»»

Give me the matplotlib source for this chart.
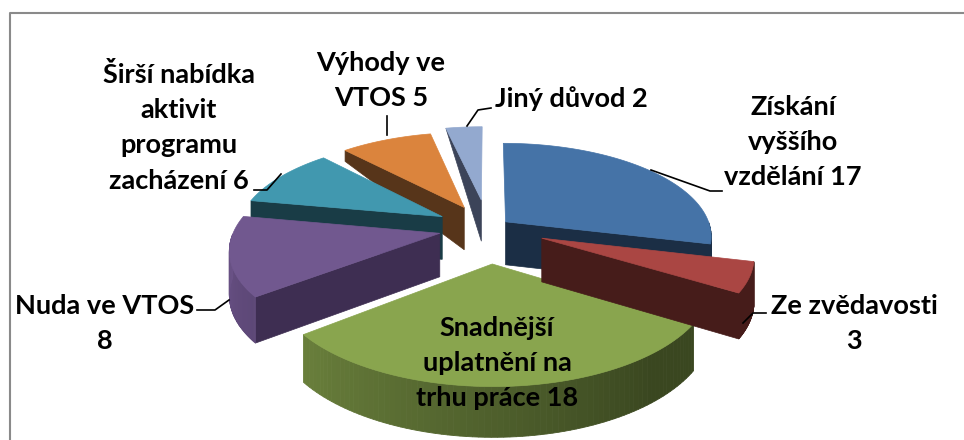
#!/usr/bin/env python3
"""Exploded 3D pie of reasons, drawn by hand on a pixel-sized axes."""
import numpy as np
import matplotlib
matplotlib.use('Agg')
import matplotlib.pyplot as plt
from matplotlib.colors import to_rgb

# ============================================================
# Data
# ============================================================
values = [17, 3, 18, 8, 6, 5, 2]
labels = ['Získání\nvyššího\nvzdělání 17', 'Ze zvědavosti\n3',
          'Snadnější\nuplatnění na\ntrhu práce 18', 'Nuda ve VTOS\n8',
          'Širší nabídka\naktivit\nprogramu\nzacházení 6', 'Výhody ve\nVTOS 5',
          'Jiný důvod 2']
top_colors = ['#4573A7', '#AA4643', '#89A54E', '#71588F', '#4198AF', '#DB843D', '#93A9CF']
side_colors = ['#1B2E45', '#461C1A', '#3A4720', '#3E2E52', '#193C46', '#57351A', '#3C4459']
explode = [0.11, 0.28, 0.37, 0.24, 0.26, 0.26, 0.32]

# Projection (pixels)
CX, CY = 488, 228
R = 205
A = 92
K = 0.15
draw_order = [6, 5, 4, 0, 3, 2, 1]

# label centre x, top of first line
label_pos = [(793, 95), (854, 294), (497, 316), (105, 294), (179, 62), (381, 51), (571, 86)]
leaders = [
    [(651, 170), (710, 191), (722, 191)],
    [(743, 323), (753, 313), (766, 313)],
    [(197, 310), (215, 310), (229, 300)],
    [(254, 190), (267, 190), (281, 174)],
    [(387, 116), (387, 135)],
    [(467, 126), (478, 110), (491, 108)],
]


def project(theta, rad, off, wall=False):
    """theta clockwise from 12 o'clock (deg), rad in pie radii, off = apex offset."""
    t = np.radians(theta)
    X = off[0] + rad * np.sin(t)
    Y = off[1] + rad * np.cos(t)
    s = 1.0 / (1.0 + K * Y)
    y = CY - A * Y * s
    if wall:
        # walls shrink towards the back of the pie
        y = y + np.interp(Y, [-1.4, -0.9, 0.3, 1.2], [51, 47, 42, 0])
    return CX + X * R * s, y


def wall_color(theta, top, side):
    # left part of the outer wall catches the light
    f = np.clip((theta - 140) / 130, 0, 1) * 0.85
    return tuple((1 - f) * np.array(to_rgb(side)) + f * np.array(to_rgb(top)))


def draw_wedge(ax, a0, a1, e, top, side, zo):
    mid = np.radians((a0 + a1) / 2)
    off = (e * np.sin(mid), e * np.cos(mid))
    arc = np.linspace(a0, a1, 80)

    # cut face: right half shows its end edge, left half its start edge
    cut = None
    if a1 < 180:
        cut = a1
    elif a0 > 180:
        cut = a0
    if cut is not None:
        ox, oy = project(cut, 1.0, off)
        ox2, oy2 = project(cut, 1.0, off, True)
        ax0, ay0 = project(cut, 0.0, off)
        ax1, ay1 = project(cut, 0.0, off, True)
        ax.fill([ax0, ox, ox2, ax1], [ay0, oy, oy2, ay1], color=side, lw=0.5, zorder=zo)
        zo += 1

    # outer wall as thin strips, only the part facing the viewer
    vis = arc[(arc > 90) & (arc < 270)]
    for t0, t1 in zip(vis[:-1], vis[1:]):
        xa, ya = project(np.array([t0, t1]), 1.0, off)
        xb, yb = project(np.array([t1, t0]), 1.0, off, True)
        ax.fill(np.r_[xa, xb], np.r_[ya, yb], color=wall_color((t0 + t1) / 2, top, side),
                lw=0.6, zorder=zo)
    zo += 1

    xs, ys = project(arc, 1.0, off)
    px, py = project(0.0, 0.0, off)
    ax.fill(np.r_[px, xs], np.r_[py, ys], color=top, lw=0.5, zorder=zo)
    return zo + 1


def main():
    plt.rcParams['font.family'] = ['Lato', 'DejaVu Sans']
    fig = plt.figure(figsize=(9.64, 4.4), dpi=100)
    ax = fig.add_axes([0, 0, 1, 1])
    ax.set_xlim(0, 964)
    ax.set_ylim(440, 0)
    ax.axis('off')

    # frame is cut off by the crop: only top and left edges show
    ax.plot([9.5, 9.5, 964], [440, 13, 13], color='#8A8A8A', lw=1.5, zorder=1)

    edges = np.r_[0, np.cumsum(values)] / sum(values) * 360
    zo = 2
    for i in draw_order:
        zo = draw_wedge(ax, edges[i], edges[i + 1], explode[i], top_colors[i], side_colors[i], zo)

    for pts in leaders:
        xs, ys = zip(*pts)
        ax.plot(xs, ys, color='black', lw=1.2, zorder=50)

    for lab, (x, y) in zip(labels, label_pos):
        ax.text(x, y, lab, ha='center', va='top', fontsize=19.5, fontweight='bold',
                color='black', linespacing=1.56, zorder=60)

    fig.savefig('out.png', dpi=100)


if __name__ == '__main__':
    main()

««

## [Requirement]
Go from the first line of the data above to the line containing "from matplotlib.colors import to_rgb" and retype exactly those lines, both included, but none of the pictures.

## [Output for this task]
Give me the matplotlib source for this chart.
#!/usr/bin/env python3
"""Exploded 3D pie of reasons, drawn by hand on a pixel-sized axes."""
import numpy as np
import matplotlib
matplotlib.use('Agg')
import matplotlib.pyplot as plt
from matplotlib.colors import to_rgb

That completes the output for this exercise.